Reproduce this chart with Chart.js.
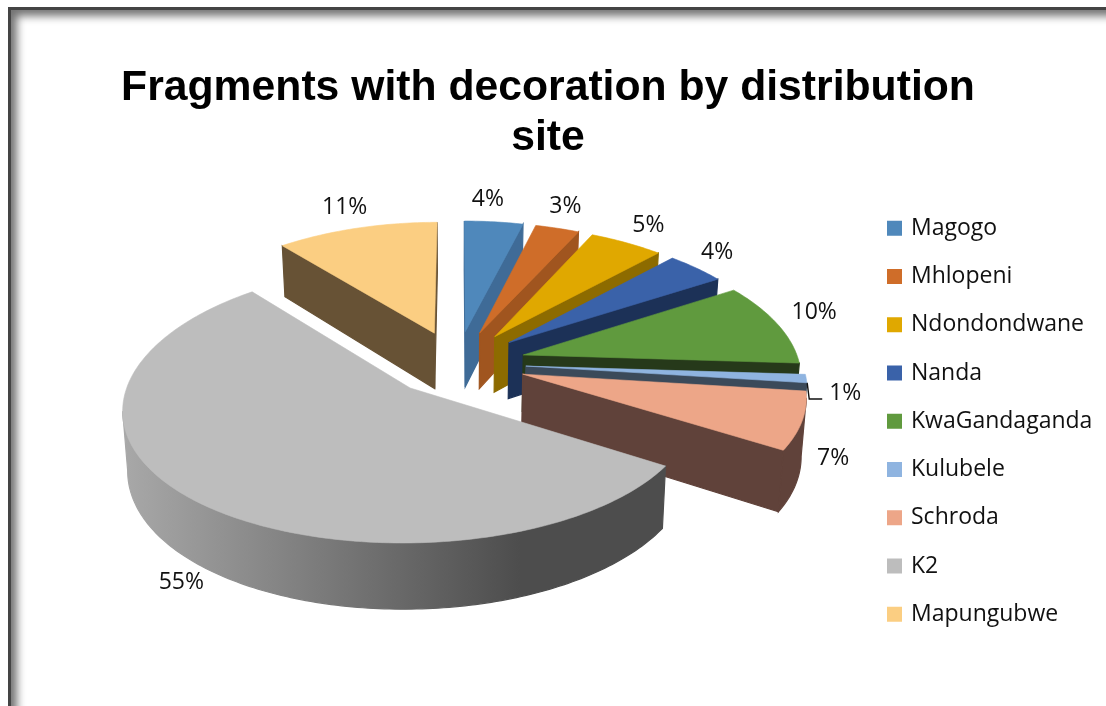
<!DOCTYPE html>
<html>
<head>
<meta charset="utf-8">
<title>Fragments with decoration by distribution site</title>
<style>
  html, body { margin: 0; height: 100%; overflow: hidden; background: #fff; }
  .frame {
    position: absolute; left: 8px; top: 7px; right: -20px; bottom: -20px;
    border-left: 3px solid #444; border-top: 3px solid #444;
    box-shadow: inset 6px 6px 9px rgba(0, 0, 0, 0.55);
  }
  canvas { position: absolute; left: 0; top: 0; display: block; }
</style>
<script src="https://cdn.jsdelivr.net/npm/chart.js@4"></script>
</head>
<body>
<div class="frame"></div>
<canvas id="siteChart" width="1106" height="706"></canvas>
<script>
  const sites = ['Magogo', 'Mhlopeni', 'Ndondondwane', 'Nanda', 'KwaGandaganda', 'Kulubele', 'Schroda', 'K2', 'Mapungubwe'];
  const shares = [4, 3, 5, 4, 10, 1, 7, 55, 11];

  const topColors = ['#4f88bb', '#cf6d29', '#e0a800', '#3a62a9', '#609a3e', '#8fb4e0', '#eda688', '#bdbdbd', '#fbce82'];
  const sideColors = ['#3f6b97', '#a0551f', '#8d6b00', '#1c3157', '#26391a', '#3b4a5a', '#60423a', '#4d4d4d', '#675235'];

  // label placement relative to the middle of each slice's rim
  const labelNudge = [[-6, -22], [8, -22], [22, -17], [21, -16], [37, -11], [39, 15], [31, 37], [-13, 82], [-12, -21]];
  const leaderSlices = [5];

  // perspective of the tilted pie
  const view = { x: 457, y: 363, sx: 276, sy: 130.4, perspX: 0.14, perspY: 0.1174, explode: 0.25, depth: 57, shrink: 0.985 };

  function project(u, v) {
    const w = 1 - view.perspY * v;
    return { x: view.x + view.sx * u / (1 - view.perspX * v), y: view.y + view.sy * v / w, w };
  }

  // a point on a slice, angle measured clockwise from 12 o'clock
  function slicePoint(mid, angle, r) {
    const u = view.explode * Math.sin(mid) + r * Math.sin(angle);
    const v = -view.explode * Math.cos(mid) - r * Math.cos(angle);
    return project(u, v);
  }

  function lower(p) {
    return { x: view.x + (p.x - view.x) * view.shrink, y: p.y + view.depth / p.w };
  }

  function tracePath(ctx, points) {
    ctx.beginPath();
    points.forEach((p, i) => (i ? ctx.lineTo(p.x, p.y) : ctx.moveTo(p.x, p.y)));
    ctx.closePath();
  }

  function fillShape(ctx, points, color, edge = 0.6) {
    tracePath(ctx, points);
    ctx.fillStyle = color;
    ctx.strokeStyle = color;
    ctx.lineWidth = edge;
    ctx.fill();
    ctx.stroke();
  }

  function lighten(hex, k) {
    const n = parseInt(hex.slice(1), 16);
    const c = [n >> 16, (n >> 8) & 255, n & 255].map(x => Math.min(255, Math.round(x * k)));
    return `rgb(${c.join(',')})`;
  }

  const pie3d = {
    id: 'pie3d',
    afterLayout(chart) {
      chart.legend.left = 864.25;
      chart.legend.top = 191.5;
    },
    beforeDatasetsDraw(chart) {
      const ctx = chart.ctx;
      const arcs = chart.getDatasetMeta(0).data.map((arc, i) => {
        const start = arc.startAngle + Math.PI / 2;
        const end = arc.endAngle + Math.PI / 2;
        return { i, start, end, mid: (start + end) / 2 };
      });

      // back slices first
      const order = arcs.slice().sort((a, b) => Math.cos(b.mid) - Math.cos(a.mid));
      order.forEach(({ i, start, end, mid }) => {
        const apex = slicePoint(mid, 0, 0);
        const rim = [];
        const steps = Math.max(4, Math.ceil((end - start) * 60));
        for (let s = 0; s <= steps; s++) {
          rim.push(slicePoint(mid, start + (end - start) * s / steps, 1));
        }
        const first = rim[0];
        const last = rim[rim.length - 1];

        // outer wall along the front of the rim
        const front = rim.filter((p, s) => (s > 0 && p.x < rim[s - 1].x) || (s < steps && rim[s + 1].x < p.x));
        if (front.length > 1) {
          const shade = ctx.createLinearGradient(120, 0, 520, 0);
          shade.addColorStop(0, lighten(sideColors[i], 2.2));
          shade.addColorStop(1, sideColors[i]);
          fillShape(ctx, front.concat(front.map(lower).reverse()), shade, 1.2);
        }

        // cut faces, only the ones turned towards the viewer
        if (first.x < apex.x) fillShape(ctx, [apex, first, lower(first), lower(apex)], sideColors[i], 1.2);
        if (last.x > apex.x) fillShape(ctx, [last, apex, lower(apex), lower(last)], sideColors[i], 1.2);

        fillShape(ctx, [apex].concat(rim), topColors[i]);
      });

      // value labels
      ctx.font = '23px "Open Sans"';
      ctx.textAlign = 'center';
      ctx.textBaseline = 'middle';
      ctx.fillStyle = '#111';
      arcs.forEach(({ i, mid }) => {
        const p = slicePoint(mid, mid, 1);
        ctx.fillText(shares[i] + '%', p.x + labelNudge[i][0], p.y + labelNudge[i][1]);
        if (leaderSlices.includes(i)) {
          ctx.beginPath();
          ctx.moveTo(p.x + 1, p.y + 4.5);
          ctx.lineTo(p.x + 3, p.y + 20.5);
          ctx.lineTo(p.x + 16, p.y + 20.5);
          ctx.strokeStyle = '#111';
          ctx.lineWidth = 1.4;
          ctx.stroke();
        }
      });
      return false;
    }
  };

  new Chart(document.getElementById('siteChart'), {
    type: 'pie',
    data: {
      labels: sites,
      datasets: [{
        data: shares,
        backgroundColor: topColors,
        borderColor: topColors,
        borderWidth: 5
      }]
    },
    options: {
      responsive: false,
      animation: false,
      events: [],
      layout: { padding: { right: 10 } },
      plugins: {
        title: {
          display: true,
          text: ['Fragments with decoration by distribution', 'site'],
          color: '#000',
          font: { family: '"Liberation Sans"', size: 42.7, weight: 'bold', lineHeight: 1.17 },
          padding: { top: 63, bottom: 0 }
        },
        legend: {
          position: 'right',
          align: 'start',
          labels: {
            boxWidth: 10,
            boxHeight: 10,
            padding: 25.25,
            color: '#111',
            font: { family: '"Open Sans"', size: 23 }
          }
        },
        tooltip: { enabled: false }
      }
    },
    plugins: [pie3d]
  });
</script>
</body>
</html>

--*--

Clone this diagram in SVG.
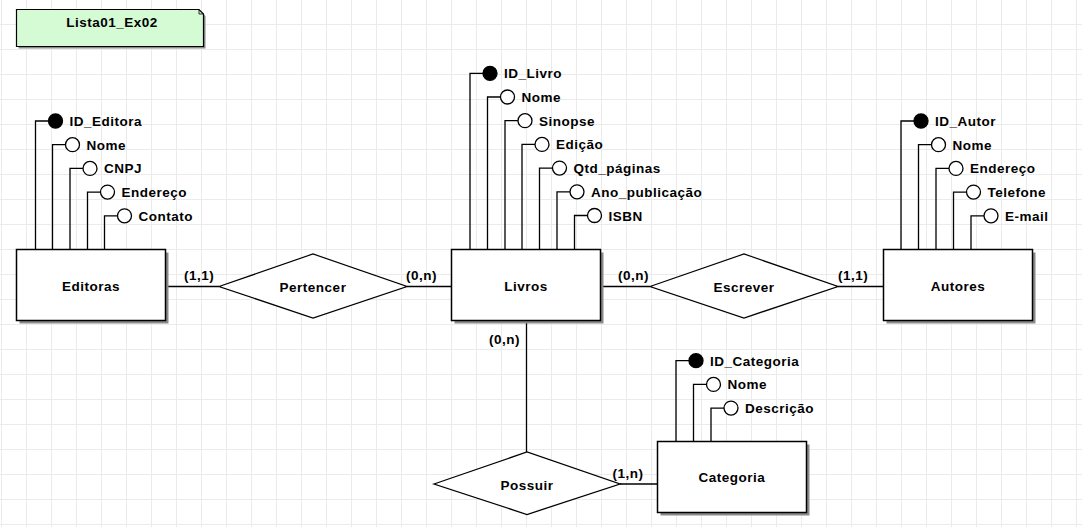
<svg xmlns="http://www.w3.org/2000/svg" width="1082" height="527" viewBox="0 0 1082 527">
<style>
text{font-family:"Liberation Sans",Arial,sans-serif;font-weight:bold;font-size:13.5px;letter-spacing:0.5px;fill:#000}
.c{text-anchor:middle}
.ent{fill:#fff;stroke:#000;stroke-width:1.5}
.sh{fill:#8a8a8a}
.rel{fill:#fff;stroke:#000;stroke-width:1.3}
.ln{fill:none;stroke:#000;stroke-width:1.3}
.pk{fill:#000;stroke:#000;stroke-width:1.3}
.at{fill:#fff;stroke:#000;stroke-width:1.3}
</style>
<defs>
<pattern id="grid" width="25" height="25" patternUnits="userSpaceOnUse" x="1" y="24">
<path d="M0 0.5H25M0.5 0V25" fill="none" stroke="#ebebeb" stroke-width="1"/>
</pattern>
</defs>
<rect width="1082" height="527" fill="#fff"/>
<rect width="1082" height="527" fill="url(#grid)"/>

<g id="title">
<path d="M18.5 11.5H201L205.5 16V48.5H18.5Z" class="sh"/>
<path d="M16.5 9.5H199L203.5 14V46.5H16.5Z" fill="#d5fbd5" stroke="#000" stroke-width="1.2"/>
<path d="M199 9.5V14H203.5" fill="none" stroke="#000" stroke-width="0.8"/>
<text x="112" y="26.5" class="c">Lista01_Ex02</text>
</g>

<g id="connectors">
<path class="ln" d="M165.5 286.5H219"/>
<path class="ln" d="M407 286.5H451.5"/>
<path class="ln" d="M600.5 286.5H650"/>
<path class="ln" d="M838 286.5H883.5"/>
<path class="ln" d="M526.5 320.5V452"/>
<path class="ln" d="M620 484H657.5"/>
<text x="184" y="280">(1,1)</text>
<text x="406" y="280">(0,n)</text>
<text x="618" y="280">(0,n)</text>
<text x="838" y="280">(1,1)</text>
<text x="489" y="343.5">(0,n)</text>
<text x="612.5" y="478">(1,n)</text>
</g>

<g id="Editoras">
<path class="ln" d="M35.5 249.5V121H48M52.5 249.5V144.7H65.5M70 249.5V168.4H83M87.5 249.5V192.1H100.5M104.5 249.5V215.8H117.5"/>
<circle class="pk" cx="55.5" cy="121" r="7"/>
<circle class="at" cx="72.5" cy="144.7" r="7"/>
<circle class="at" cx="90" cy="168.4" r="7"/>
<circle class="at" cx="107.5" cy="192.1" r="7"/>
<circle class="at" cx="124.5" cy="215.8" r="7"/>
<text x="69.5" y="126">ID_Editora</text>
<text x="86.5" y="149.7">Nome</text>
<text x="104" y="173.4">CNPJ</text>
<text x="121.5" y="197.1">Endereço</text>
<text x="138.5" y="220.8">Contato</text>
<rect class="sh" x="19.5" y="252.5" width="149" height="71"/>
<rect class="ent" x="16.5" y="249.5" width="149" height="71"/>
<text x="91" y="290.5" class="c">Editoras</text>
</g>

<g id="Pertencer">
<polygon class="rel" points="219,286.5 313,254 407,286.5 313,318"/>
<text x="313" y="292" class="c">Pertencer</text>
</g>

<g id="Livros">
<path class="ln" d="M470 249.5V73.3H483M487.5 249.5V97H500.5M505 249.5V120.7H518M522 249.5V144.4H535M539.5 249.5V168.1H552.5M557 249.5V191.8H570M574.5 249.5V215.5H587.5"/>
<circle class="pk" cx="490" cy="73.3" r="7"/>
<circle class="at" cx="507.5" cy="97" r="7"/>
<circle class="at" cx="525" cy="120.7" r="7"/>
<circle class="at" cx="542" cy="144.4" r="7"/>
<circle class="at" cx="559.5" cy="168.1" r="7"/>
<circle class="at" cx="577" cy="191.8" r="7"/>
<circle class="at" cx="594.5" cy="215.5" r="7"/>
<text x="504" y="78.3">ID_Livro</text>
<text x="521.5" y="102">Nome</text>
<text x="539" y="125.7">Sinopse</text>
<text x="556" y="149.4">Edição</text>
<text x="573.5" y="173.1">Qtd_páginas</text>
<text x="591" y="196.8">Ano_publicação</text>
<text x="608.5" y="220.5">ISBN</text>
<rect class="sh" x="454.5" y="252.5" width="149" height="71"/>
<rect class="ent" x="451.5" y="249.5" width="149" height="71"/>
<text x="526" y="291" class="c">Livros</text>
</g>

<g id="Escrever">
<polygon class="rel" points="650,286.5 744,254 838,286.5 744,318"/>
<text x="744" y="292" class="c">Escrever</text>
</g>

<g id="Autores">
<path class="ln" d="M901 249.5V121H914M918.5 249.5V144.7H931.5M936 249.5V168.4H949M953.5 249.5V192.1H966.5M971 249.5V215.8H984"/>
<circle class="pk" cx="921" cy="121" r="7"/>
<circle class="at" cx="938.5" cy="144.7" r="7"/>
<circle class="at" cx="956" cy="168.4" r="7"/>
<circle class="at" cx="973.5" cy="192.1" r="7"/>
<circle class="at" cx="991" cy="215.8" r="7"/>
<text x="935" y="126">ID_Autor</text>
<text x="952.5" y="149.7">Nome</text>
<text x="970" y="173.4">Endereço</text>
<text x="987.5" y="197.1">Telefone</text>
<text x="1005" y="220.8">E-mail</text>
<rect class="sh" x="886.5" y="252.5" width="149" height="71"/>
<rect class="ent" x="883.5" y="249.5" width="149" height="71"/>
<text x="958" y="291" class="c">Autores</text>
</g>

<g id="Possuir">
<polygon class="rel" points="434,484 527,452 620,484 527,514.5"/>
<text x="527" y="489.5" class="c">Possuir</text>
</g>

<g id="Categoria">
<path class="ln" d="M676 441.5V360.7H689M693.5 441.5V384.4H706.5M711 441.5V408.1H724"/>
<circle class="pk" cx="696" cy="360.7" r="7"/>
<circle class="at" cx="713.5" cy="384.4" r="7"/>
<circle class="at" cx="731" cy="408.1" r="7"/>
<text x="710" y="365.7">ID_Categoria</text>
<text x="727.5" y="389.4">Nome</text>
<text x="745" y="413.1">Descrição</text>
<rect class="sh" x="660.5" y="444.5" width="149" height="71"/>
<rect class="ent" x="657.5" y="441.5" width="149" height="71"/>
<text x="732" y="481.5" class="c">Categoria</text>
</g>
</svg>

--*--

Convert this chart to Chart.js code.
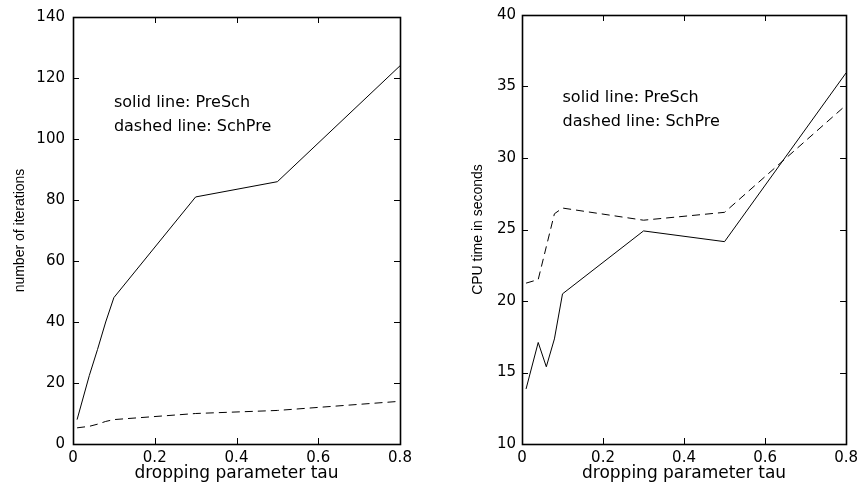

--*--

Quote exactly what appears from the line containing "Reproduce this chart with Chart.js." through the line containing "7, 55, 11];", both included, except for the pictures, and nothing more.

### Answer to the exercise
Reproduce this chart with Chart.js.
<!DOCTYPE html>
<html>
<head>
<meta charset="utf-8">
<title>Fragments with decoration by distribution site</title>
<style>
  html, body { margin: 0; height: 100%; overflow: hidden; background: #fff; }
  .frame {
    position: absolute; left: 8px; top: 7px; right: -20px; bottom: -20px;
    border-left: 3px solid #444; border-top: 3px solid #444;
    box-shadow: inset 6px 6px 9px rgba(0, 0, 0, 0.55);
  }
  canvas { position: absolute; left: 0; top: 0; display: block; }
</style>
<script src="https://cdn.jsdelivr.net/npm/chart.js@4"></script>
</head>
<body>
<div class="frame"></div>
<canvas id="siteChart" width="1106" height="706"></canvas>
<script>
  const sites = ['Magogo', 'Mhlopeni', 'Ndondondwane', 'Nanda', 'KwaGandaganda', 'Kulubele', 'Schroda', 'K2', 'Mapungubwe'];
  const shares = [4, 3, 5, 4, 10, 1, 7, 55, 11];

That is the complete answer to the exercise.